Cucina romana ze względów historycznych jak i geograficznych jest swoistą mieszanką międzynarodową. Nie tą z dzisiejszych czasów, ale taką mieszanką grecko -etrusko -sabelsko -egipską ze sporą domieszką tradycji wszystkich ludów podbijanych w następnych czasach.
 Ten mix tak intensywnie pobudza zmysły, tak mocno wwierca się w spragniony doznań żołądek, że już od wyjazdu z Rzymu zmysły tęsknią. Aromaty wydobywające się z każdego zaułka, z każdej trattorii, rosticerii, czy ristorante  mieszają się w powietrzu nęcą nozdrza i kuszą i łamią nawet największych zwolenników wszelkiej maści diet.
Rzymianie są szczęśliwi gdy jedzą, gdy delektują się smakami.
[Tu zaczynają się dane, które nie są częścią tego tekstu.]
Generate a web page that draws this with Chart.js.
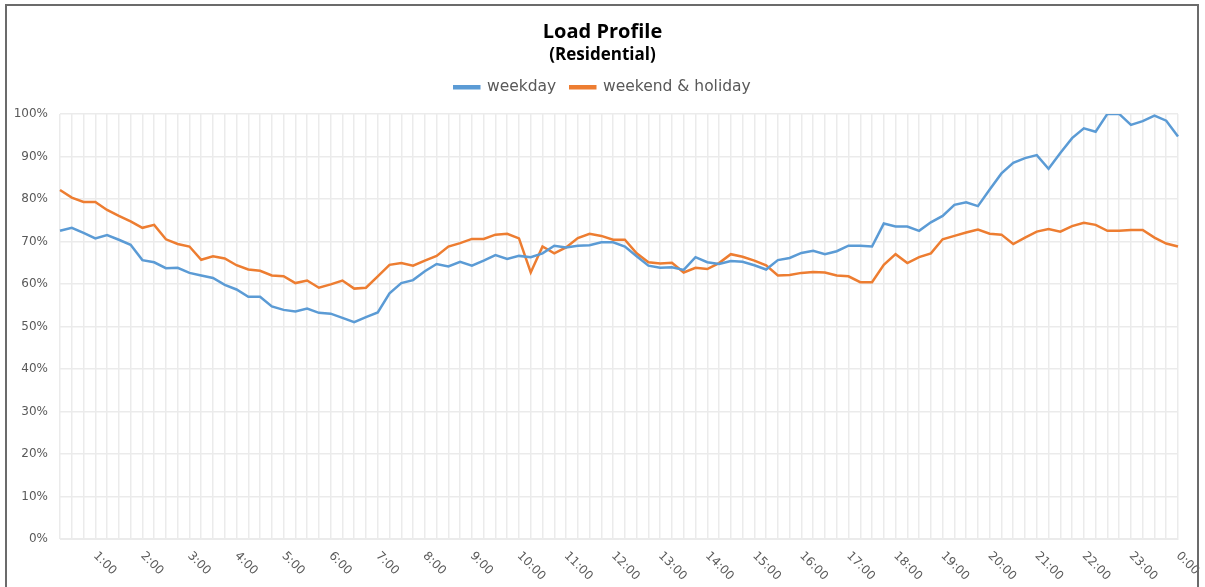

Cóż znaczyłoby "zaliczenie" Rzymu bez skosztowania jego wspaniałości? Tutaj zwieńczeniem dnia jest właśnie uroczysta kolacja z pysznym jedzeniem, dobrym napitkiem z muzyką graną na żywo w tle.
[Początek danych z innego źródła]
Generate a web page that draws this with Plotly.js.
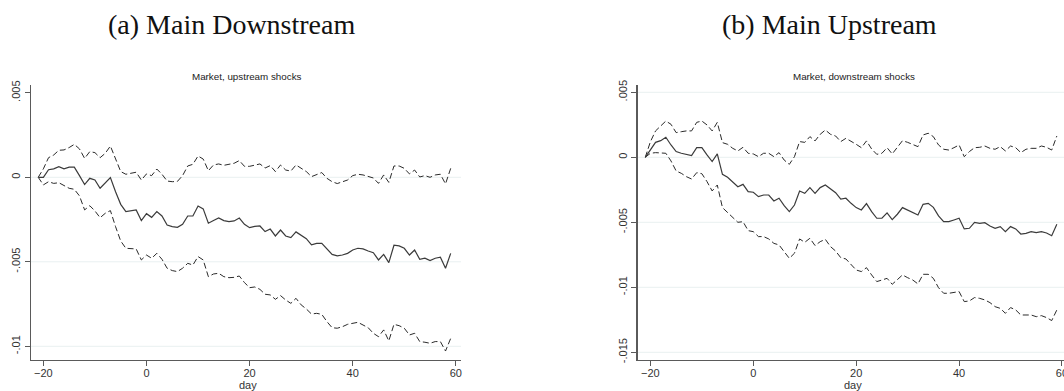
<!DOCTYPE html>
<html>
<head>
<meta charset="utf-8">
<script src="https://cdn.plot.ly/plotly-3.0.1.min.js"></script>
<style>
  html, body { margin: 0; padding: 0; background: #fff; }
  #chart { width: 1064px; height: 391px; overflow: hidden; }
</style>
</head>
<body>
<div id="chart"></div>
<script>
// Event days relative to the announcement
const days = [];
for (let d = -21; d <= 59; d++) days.push(d);

// (a) Main Downstream — market response to upstream shocks
const downEst = [
  0, 0, 0.00045, 0.0005, 0.00063, 0.0005, 0.0006, 0.0006, 0.0001, -0.00043,
  -0.00006, -0.00016, -0.00065, -0.00032, -0.00002, -0.00085, -0.0016, -0.00203, -0.002, -0.00193,
  -0.00256, -0.00215, -0.00237, -0.00203, -0.00229, -0.00282, -0.00292, -0.00296, -0.00278, -0.00229,
  -0.00229, -0.0017, -0.00187, -0.00272, -0.00256, -0.00241, -0.00256, -0.00262, -0.00258, -0.00241,
  -0.00278, -0.00298, -0.0029, -0.00288, -0.00321, -0.00306, -0.00347, -0.00312, -0.00347, -0.00357,
  -0.00323, -0.00343, -0.00363, -0.004, -0.00391, -0.00391, -0.00424, -0.00456, -0.00465, -0.0046,
  -0.0045, -0.0043, -0.0042, -0.00424, -0.00436, -0.00446, -0.00489, -0.00456, -0.00505, -0.00402,
  -0.00406, -0.0042, -0.0046, -0.0043, -0.00485, -0.00479, -0.00493, -0.00479, -0.00473, -0.00538,
  -0.0045
];
const downHi = [
  0, 0.0005, 0.00116, 0.00132, 0.0016, 0.00162, 0.00176, 0.00195, 0.00168, 0.00112,
  0.00152, 0.00146, 0.00116, 0.00142, 0.00185, 0.00108, 0.00034, 0.00018, 0.00024, 0.0003,
  -0.00016, 0.0002, 0.0001, 0.00049, 0.00018, -0.00022, -0.00026, -0.00024, 0.0001, 0.00067,
  0.00077, 0.00126, 0.00108, 0.00039, 0.00073, 0.00079, 0.00071, 0.00077, 0.00083, 0.00099,
  0.00065, 0.00065, 0.00073, 0.00079, 0.00055, 0.00069, 0.00034, 0.00073, 0.00043, 0.00037,
  0.00073, 0.00053, 0.00034, 0.00004, 0.00014, 0.00028, -0.00006, -0.00026, -0.00037, -0.00026,
  -0.00016, 0.0001, 0.00018, 0.00014, 0.00004, -0.00004, -0.00036, 0.00014, -0.0003, 0.00067,
  0.00067, 0.00053, 0.0002, 0.00043, 0.00002, 0.0001, 0, 0.00014, 0.00018, -0.00039,
  0.00053
];
const downLo = [
  0, -0.00045, -0.00026, -0.00036, -0.00032, -0.00051, -0.00065, -0.00071, -0.0011, -0.00193,
  -0.00168, -0.00199, -0.00239, -0.00213, -0.00197, -0.00292, -0.00377, -0.0042, -0.0042, -0.00424,
  -0.00489, -0.0046, -0.00479, -0.0045, -0.00485, -0.00538, -0.00552, -0.00558, -0.00538, -0.00509,
  -0.00519, -0.00469, -0.00489, -0.00588, -0.00572, -0.00568, -0.00588, -0.00594, -0.00592, -0.00584,
  -0.00623, -0.00653, -0.00649, -0.00663, -0.00692, -0.00696, -0.00722, -0.007, -0.00726, -0.00746,
  -0.00716, -0.00755, -0.00779, -0.00809, -0.00805, -0.00811, -0.00854, -0.0089, -0.00893, -0.00884,
  -0.0087, -0.00864, -0.00858, -0.00874, -0.0089, -0.00923, -0.00943, -0.00903, -0.00968, -0.0087,
  -0.00878, -0.00893, -0.00933, -0.00923, -0.00972, -0.00976, -0.00982, -0.00972, -0.00972, -0.01028,
  -0.00953
];

// (b) Main Upstream — market response to downstream shocks
const upEst = [
  0, 0.00056, 0.00115, 0.00128, 0.00154, 0.00095, 0.00044, 0.00031, 0.00023, 0.00013,
  0.00074, 0.00074, 0.00018, -0.00033, 0.00026, -0.00131, -0.00154, -0.00187, -0.00226, -0.00208,
  -0.00264, -0.00269, -0.00303, -0.0029, -0.0029, -0.00336, -0.00315, -0.00372, -0.00418, -0.00367,
  -0.00259, -0.00277, -0.00233, -0.00277, -0.00233, -0.00213, -0.00244, -0.00272, -0.00321, -0.00315,
  -0.00354, -0.00387, -0.00405, -0.00356, -0.00418, -0.00469, -0.00469, -0.00428, -0.00479, -0.00438,
  -0.00387, -0.00405, -0.00426, -0.00444, -0.00362, -0.00354, -0.00385, -0.00451, -0.00495, -0.00495,
  -0.00482, -0.00469, -0.00551, -0.00546, -0.005, -0.00508, -0.00503, -0.00528, -0.00546, -0.00533,
  -0.00572, -0.00533, -0.00551, -0.0059, -0.00585, -0.00572, -0.00579, -0.00572, -0.00582, -0.00603,
  -0.00515
];
const upHi = [
  0, 0.0012, 0.00203, 0.00244, 0.00279, 0.00254, 0.0019, 0.00197, 0.00203, 0.00203,
  0.00269, 0.00279, 0.00249, 0.00203, 0.00269, 0.00113, 0.001, 0.00069, 0.00049, 0.00077,
  0.00031, 0.00026, 0.00005, 0.00031, 0.00031, 0.00005, 0.00036, -0.00021, -0.00054, 0.00005,
  0.00121, 0.00115, 0.00159, 0.00126, 0.00177, 0.0021, 0.00177, 0.00164, 0.00121, 0.00146,
  0.00126, 0.001, 0.00074, 0.00126, 0.00064, 0.00023, 0.00031, 0.00074, 0.00026, 0.00077,
  0.00128, 0.00115, 0.001, 0.00082, 0.00172, 0.00185, 0.00159, 0.00095, 0.00062, 0.00056,
  0.00074, 0.00095, 0.00005, 0.00044, 0.00074, 0.00077, 0.00087, 0.00069, 0.00062, 0.00082,
  0.00049, 0.00087, 0.00074, 0.00036, 0.00062, 0.00069, 0.00069, 0.00087, 0.00077, 0.00056,
  0.00164
];
const upLo = [
  0, 0.00031, 0.00036, 0.00036, 0.00031, -0.00028, -0.00105, -0.00123, -0.00149, -0.00167,
  -0.00118, -0.00126, -0.00187, -0.00259, -0.00213, -0.00387, -0.00426, -0.00464, -0.005, -0.00495,
  -0.00564, -0.00572, -0.0061, -0.0061, -0.00628, -0.00662, -0.00674, -0.00726, -0.00777, -0.00738,
  -0.00628, -0.00654, -0.00623, -0.00679, -0.00649, -0.00631, -0.00687, -0.00721, -0.00772, -0.00782,
  -0.00828, -0.00867, -0.00879, -0.00849, -0.00905, -0.00956, -0.00944, -0.00931, -0.00977, -0.00944,
  -0.00905, -0.00926, -0.00944, -0.00974, -0.009, -0.009, -0.00931, -0.01003, -0.01046, -0.01046,
  -0.01038, -0.01033, -0.0111, -0.01105, -0.01079, -0.01085, -0.01097, -0.01118, -0.01149, -0.01162,
  -0.012, -0.01156, -0.01174, -0.01213, -0.01213, -0.01213, -0.01226, -0.01218, -0.01233, -0.01256,
  -0.01174
];

// Axis ticks
const xTicks = [-20, 0, 20, 40, 60];
const yTicksA = [0.005, 0, -0.005, -0.01];
const yTextA = ['.005', '0', '-.005', '-.01'];
const gridA = [0, -0.005, -0.01];
const yTicksB = [0.005, 0, -0.005, -0.01, -0.015];
const yTextB = ['.005', '0', '-.005', '-.01', '-.015'];
const gridB = [0.005, 0, -0.005, -0.01, -0.015];

const W = 1064, H = 391;
const plotTop = 85, plotBottom = 359.7;
const yDom = [(H - plotBottom) / H, (H - plotTop) / H];

const solid = { color: '#3b3b3b', width: 1.2 };
const dashed = { color: '#2a2a2a', width: 1, dash: '6px,3px' };

function trio(est, hi, lo, xa, ya) {
  return [
    { x: days, y: hi, xaxis: xa, yaxis: ya, mode: 'lines', line: dashed, hoverinfo: 'skip' },
    { x: days, y: lo, xaxis: xa, yaxis: ya, mode: 'lines', line: dashed, hoverinfo: 'skip' },
    { x: days, y: est, xaxis: xa, yaxis: ya, mode: 'lines', line: solid, hoverinfo: 'skip' }
  ];
}

const data = [].concat(
  trio(downEst, downHi, downLo, 'x', 'y'),
  trio(upEst, upHi, upLo, 'x2', 'y2')
);

const tickFont = { family: 'Liberation Sans, Arial, sans-serif', size: 11, color: '#333' };
const axisCol = '#5a5a5a';

function xAxis(domain, range, anchor) {
  return {
    domain: domain, range: range, anchor: anchor,
    tickvals: xTicks, ticks: 'outside', ticklen: 5, tickwidth: 1, tickcolor: axisCol,
    ticklabelstandoff: -2, ticklabeloverflow: 'allow',
    showline: true, linecolor: axisCol, linewidth: 1.5,
    showgrid: false, zeroline: false, tickfont: tickFont
  };
}
function yAxis(range, vals, text, anchor) {
  return {
    domain: yDom, range: range, anchor: anchor,
    tickvals: vals, ticktext: text, tickangle: -90,
    ticks: 'outside', ticklen: 5, tickwidth: 1, tickcolor: axisCol,
    showline: true, linecolor: axisCol, linewidth: 1.5,
    showgrid: false, zeroline: false, tickfont: tickFont
  };
}

function gridShapes(vals, xref, yref) {
  return vals.map(v => ({
    type: 'line', xref: xref + ' domain', yref: yref,
    x0: 0, x1: 1, y0: v, y1: v, layer: 'below',
    line: { color: '#e9f0f1', width: 1 }
  }));
}

const serif = { family: 'Liberation Serif, Times New Roman, serif', size: 28, color: '#111' };
const small = { family: 'Liberation Sans, Arial, sans-serif', size: 9.8, color: '#222' };

function note(text, x, y, font) {
  return { text: text, xref: 'paper', yref: 'paper', x: x / W, y: 1 - y / H,
           xanchor: 'center', yanchor: 'middle', showarrow: false, font: font };
}

const layout = {
  width: W, height: H,
  margin: { l: 0, r: 0, t: 0, b: 0 },
  paper_bgcolor: '#fff', plot_bgcolor: '#fff',
  showlegend: false,
  xaxis: xAxis([31 / W, 461 / W], [-22.4, 61.0], 'y'),
  yaxis: yAxis([-0.010793, 0.005462], yTicksA, yTextA, 'x'),
  xaxis2: xAxis([637.7 / W, 1], [-22.47, 60.39], 'y2'),
  yaxis2: yAxis([-0.015569, 0.005562], yTicksB, yTextB, 'x2'),
  shapes: gridShapes(gridA, 'x', 'y').concat(gridShapes(gridB, 'x2', 'y2')),
  annotations: [
    note('(a) Main Downstream', 231, 25, serif),
    note('(b) Main Upstream', 829, 25, serif),
    note('Market, upstream shocks', 246.5, 76, small),
    note('Market, downstream shocks', 854, 76, small),
    note('day', 248, 385, tickFont),
    note('day', 853, 385, tickFont)
  ]
};

Plotly.newPlot('chart', data, layout, { staticPlot: true, displayModeBar: false });
</script>
</body>
</html>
Ta prosta prawda, iż czasem, aby być szczęśliwym, wystarczy objeść się spaghetti alle vongole veraci czy karczochów rzymskich przekonała i mnie - a jakże! :)



 MÓDL SIĘ!
Nie sposób mówić o Rzymie omijając perełkę jaką jest Watykan. 
Kto tam był, zgodzi się, że jest to magiczne miejsce - i to wcale nie tylko z perspektywy chrześcijanina. Mnie Watykan zachwyca architekturą, mrocznymi historiami, i tym że zawsze nabieram tam dystansu do świata i samej siebie. Tak! Jestem katoliczką. Dla mnie to miejsce ma szczególny wymiar. Moje wizyty w Watykanie zawsze zostawiają w mojej duszy spokój i spełnienie. Tam mimo gwaru, mimo tłumów turystów - często dających sobie kulachą po plecach, byleby lepiej zobaczyć papa Francesco jak na audiencji z 18 września - mimo wszystkich niedogodności zawsze udaje mi się znaleźć Boga.



 KOCHAJ!
Dość naturalnie da się z wiary przejść do miłości. Więc o miłości w Rzymie....To tu oświadczył mi się mój mąż. To dzięki temu miastu niejeden zakochany facet zawdzięcza  magiczne słowo „tak” wyszeptane przez kobietę swego życia. To tu co roku  ściągają niezliczone pary zakochanych by atmosferze Wiecznego Miasta rozpoczynać oficjalne wspólne życie.Konieczne jest wtedy odwiedzenie ponte Milvio i wspólne zawieszenie na nim kłódki, jednocześnie wrzucając kluczyk w fale Tybru. Najsłynniejszym miejscem spotkań par i romantycznych wyznań jest oczywiście Fontana di Trevi, gdzie wrzuca się przez ramię trzy monety, co stanowi gwarancję powrotu w to miejsce razem.  Któż by nie chciał by MIŁOŚĆ była taka jak Rzym - WIECZNA!